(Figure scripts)
++++++++
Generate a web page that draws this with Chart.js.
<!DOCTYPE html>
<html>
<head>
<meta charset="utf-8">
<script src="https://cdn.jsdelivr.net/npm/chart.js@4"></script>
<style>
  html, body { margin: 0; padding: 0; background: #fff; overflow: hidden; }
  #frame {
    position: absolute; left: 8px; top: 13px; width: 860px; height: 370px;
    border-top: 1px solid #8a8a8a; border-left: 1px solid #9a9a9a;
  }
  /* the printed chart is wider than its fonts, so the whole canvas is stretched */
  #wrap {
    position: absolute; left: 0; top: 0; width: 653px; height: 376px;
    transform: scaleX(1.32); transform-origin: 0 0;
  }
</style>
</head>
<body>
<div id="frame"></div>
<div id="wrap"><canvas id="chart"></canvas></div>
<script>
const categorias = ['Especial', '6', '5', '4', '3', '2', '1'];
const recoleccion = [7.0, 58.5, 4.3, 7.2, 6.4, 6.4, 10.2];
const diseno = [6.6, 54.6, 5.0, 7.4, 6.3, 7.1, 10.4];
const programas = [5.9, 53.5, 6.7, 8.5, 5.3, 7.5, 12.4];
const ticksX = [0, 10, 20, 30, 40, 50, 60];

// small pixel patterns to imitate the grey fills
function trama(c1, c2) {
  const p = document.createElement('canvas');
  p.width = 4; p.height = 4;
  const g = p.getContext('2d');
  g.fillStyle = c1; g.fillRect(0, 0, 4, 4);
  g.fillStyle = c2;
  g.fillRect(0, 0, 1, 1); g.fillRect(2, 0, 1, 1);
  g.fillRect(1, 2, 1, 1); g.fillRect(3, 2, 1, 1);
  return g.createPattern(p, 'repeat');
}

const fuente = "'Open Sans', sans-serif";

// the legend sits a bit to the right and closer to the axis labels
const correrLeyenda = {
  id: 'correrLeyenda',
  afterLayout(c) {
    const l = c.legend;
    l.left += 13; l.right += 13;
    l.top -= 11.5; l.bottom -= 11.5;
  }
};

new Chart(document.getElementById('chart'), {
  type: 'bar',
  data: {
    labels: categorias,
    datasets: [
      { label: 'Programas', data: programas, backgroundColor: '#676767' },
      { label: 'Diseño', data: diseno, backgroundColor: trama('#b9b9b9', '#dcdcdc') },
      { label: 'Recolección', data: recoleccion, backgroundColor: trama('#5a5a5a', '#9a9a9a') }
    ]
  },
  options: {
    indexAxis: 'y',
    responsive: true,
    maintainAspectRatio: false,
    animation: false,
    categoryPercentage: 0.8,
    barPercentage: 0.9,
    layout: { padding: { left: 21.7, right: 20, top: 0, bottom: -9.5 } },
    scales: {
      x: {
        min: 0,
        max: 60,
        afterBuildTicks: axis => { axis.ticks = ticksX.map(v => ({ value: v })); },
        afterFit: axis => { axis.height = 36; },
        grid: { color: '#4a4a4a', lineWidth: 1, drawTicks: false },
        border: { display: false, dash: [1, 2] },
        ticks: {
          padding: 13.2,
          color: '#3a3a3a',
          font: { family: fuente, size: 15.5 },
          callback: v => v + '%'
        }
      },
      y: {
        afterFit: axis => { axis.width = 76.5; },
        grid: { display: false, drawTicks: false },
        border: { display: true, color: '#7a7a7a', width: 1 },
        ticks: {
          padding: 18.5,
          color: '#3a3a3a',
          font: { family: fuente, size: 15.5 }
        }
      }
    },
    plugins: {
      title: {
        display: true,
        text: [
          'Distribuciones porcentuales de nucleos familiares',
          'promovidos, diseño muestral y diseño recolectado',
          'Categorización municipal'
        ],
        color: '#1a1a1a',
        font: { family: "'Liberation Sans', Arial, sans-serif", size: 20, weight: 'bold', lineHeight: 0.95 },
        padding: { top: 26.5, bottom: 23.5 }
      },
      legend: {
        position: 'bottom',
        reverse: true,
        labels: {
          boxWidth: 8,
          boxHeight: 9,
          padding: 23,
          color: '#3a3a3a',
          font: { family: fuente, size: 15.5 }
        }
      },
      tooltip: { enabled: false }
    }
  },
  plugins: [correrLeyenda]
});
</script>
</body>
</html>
++++++++
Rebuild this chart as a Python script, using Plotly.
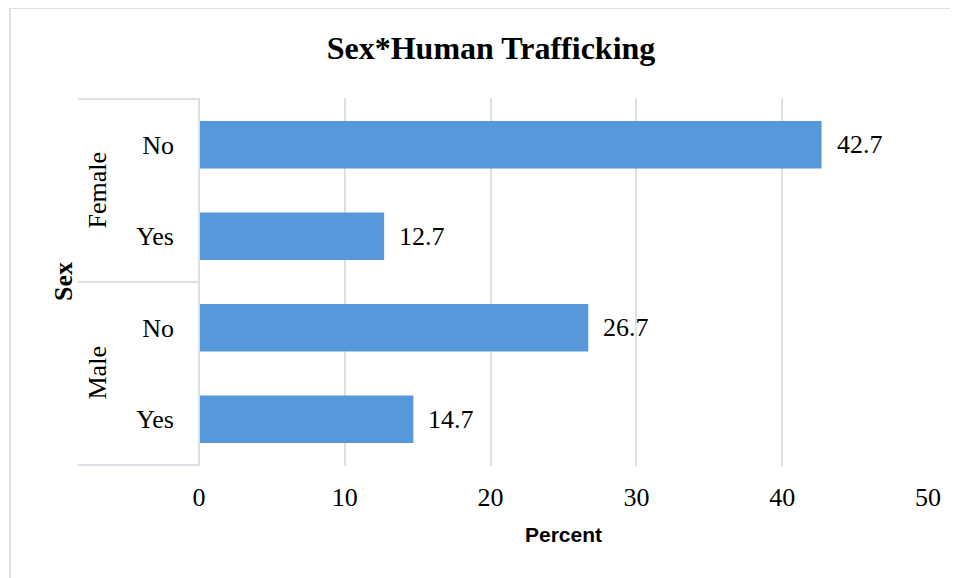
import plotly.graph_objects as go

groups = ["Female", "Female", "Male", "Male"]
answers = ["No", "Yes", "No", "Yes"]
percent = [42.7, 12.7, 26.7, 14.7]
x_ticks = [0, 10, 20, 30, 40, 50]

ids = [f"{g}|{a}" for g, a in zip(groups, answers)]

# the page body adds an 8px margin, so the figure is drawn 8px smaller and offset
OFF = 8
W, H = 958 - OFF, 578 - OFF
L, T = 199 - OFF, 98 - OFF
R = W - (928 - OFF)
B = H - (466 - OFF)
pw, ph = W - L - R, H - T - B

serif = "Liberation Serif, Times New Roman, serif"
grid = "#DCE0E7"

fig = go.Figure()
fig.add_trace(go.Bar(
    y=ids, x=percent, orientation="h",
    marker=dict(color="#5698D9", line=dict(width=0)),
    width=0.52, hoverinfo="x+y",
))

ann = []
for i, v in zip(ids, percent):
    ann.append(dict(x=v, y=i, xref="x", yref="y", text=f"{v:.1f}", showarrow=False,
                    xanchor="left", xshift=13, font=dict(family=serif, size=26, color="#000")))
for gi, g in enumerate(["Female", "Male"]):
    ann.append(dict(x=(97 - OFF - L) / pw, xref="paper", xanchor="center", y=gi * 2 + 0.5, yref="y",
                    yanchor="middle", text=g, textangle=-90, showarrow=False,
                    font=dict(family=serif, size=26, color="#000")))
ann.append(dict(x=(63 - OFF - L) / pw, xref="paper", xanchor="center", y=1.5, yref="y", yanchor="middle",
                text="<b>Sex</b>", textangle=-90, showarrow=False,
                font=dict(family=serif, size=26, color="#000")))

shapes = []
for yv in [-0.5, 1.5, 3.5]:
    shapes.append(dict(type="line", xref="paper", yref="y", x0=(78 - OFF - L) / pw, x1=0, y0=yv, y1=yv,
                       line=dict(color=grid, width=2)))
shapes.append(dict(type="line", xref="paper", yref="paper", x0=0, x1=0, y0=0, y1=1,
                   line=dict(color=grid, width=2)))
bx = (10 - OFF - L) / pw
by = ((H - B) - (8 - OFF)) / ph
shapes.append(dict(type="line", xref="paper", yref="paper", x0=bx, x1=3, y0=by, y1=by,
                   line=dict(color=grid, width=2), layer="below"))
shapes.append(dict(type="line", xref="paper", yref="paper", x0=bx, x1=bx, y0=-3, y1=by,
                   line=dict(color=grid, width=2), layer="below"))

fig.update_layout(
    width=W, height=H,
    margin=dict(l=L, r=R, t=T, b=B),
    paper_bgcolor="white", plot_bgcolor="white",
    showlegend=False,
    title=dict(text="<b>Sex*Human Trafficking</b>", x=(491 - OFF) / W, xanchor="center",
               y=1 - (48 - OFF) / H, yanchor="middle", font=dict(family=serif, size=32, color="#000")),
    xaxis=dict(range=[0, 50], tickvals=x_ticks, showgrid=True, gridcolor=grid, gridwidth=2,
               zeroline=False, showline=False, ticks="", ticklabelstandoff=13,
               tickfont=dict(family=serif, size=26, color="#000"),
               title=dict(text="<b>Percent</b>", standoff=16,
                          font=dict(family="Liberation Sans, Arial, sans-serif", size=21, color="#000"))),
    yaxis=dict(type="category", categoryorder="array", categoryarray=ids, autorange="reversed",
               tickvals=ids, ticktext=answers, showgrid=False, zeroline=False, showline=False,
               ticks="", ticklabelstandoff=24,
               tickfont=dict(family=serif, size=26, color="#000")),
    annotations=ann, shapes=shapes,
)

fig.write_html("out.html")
++++++++
Look for lines containing the string "page" and copy them all.

Generate a web page that draws this with Chart.js.
# the page body adds an 8px margin, so the figure is drawn 8px smaller and offset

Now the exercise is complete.